Reproduce exactly the lines below, from the first one through the line containing "import seaborn as sns", and omit any pictures.

## Start

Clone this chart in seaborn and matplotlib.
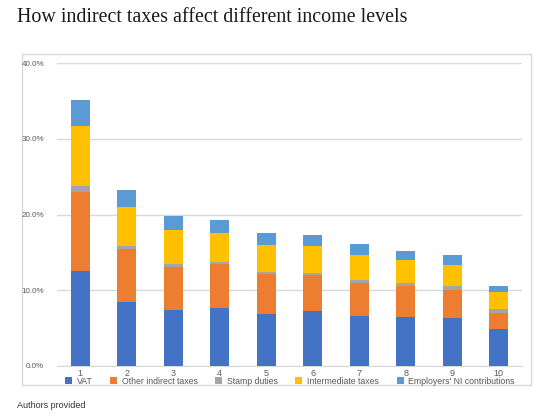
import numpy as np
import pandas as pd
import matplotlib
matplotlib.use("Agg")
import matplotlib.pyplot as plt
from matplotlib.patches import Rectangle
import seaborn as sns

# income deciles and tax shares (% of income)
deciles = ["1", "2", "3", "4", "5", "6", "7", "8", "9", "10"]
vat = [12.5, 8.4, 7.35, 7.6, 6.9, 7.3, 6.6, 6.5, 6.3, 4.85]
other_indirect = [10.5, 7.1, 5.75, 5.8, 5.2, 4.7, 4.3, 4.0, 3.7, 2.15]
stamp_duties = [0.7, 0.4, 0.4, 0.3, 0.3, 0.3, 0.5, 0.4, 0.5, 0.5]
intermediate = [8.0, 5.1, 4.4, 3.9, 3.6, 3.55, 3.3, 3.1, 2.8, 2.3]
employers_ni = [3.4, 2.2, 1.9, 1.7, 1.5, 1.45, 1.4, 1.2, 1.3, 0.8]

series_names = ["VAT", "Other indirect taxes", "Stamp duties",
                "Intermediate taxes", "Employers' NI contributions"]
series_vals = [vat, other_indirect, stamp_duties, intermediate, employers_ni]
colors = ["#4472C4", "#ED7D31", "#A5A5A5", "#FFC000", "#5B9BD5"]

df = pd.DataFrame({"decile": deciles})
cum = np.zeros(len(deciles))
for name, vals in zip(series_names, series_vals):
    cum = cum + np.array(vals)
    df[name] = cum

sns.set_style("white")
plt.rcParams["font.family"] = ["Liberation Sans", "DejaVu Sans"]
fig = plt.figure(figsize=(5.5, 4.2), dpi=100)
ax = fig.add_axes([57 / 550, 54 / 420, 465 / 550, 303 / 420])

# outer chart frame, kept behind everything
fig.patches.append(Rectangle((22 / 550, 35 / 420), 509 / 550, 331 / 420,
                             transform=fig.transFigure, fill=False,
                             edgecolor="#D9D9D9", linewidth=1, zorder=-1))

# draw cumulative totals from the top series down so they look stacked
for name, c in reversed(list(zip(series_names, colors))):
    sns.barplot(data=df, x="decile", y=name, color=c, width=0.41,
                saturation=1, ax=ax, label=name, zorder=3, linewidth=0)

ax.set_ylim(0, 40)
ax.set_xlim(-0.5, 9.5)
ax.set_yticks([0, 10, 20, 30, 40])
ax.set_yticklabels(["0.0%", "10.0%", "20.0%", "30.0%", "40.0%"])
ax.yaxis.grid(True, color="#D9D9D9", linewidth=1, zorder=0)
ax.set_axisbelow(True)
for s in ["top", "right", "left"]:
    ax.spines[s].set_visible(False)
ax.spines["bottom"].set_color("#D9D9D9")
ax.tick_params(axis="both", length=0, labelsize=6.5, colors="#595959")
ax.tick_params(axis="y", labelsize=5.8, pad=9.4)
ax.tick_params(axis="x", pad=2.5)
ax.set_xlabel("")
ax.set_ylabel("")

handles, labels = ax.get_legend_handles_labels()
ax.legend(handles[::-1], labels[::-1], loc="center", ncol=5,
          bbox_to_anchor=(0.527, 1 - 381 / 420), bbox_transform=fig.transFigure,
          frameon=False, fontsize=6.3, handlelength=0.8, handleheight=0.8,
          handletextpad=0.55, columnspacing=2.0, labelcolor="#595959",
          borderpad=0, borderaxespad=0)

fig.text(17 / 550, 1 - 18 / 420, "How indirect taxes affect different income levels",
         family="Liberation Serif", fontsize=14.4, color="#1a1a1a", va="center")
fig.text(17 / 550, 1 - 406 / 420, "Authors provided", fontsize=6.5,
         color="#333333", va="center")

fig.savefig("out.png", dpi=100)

## End

> [Correct answer]:
Clone this chart in seaborn and matplotlib.
import numpy as np
import pandas as pd
import matplotlib
matplotlib.use("Agg")
import matplotlib.pyplot as plt
from matplotlib.patches import Rectangle
import seaborn as sns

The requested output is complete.